● What you need to do
Exactly retype the lines from the top of the data through the line containing "CartesianGrid, ErrorBar, ReferenceArea", leaving out every picture.

____

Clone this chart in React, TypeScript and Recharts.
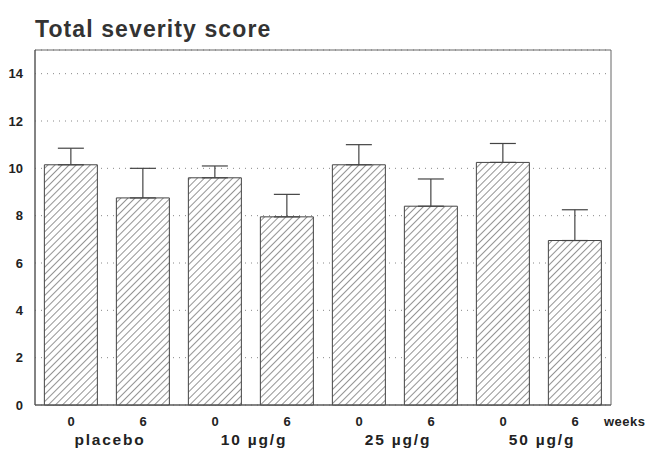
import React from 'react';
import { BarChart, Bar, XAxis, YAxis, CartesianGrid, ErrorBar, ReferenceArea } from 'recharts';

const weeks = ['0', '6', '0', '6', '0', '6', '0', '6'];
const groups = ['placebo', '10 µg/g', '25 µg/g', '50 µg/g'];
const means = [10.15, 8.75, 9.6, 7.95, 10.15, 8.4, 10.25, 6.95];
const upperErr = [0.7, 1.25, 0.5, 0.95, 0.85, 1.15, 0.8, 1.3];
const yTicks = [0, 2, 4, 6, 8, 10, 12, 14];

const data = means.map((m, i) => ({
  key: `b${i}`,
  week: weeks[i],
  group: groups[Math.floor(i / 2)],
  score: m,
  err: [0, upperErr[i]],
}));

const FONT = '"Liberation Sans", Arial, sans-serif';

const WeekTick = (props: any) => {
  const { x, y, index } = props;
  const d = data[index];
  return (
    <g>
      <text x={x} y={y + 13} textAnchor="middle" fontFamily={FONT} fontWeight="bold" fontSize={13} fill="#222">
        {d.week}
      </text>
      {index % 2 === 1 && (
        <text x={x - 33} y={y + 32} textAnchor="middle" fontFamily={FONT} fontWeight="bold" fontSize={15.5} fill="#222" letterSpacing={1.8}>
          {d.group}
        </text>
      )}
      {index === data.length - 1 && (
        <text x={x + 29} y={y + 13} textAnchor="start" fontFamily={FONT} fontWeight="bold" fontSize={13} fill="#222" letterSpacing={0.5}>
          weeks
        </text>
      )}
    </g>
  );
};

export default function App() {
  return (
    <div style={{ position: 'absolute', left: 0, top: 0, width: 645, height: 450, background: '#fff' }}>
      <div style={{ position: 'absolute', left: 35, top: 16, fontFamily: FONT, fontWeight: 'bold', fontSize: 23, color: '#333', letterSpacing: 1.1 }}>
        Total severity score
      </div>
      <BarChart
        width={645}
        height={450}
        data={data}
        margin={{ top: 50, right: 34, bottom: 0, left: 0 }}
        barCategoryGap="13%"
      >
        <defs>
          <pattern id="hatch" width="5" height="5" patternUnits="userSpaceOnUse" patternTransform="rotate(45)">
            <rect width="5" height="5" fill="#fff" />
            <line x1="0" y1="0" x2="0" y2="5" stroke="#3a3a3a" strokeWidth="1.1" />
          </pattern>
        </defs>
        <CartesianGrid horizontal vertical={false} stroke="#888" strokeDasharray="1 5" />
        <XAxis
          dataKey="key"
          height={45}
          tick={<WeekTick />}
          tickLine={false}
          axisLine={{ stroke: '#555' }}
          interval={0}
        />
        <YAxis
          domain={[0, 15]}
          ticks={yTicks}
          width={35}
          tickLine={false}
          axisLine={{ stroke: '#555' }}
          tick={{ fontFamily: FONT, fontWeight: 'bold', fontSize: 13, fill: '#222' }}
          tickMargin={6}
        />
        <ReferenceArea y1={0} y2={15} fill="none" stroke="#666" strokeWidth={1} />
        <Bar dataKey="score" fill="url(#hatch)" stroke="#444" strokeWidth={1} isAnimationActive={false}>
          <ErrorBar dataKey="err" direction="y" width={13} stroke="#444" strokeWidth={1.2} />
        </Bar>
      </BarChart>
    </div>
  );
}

____

● Answer for the task
Clone this chart in React, TypeScript and Recharts.
import React from 'react';
import { BarChart, Bar, XAxis, YAxis, CartesianGrid, ErrorBar, ReferenceArea } from 'recharts';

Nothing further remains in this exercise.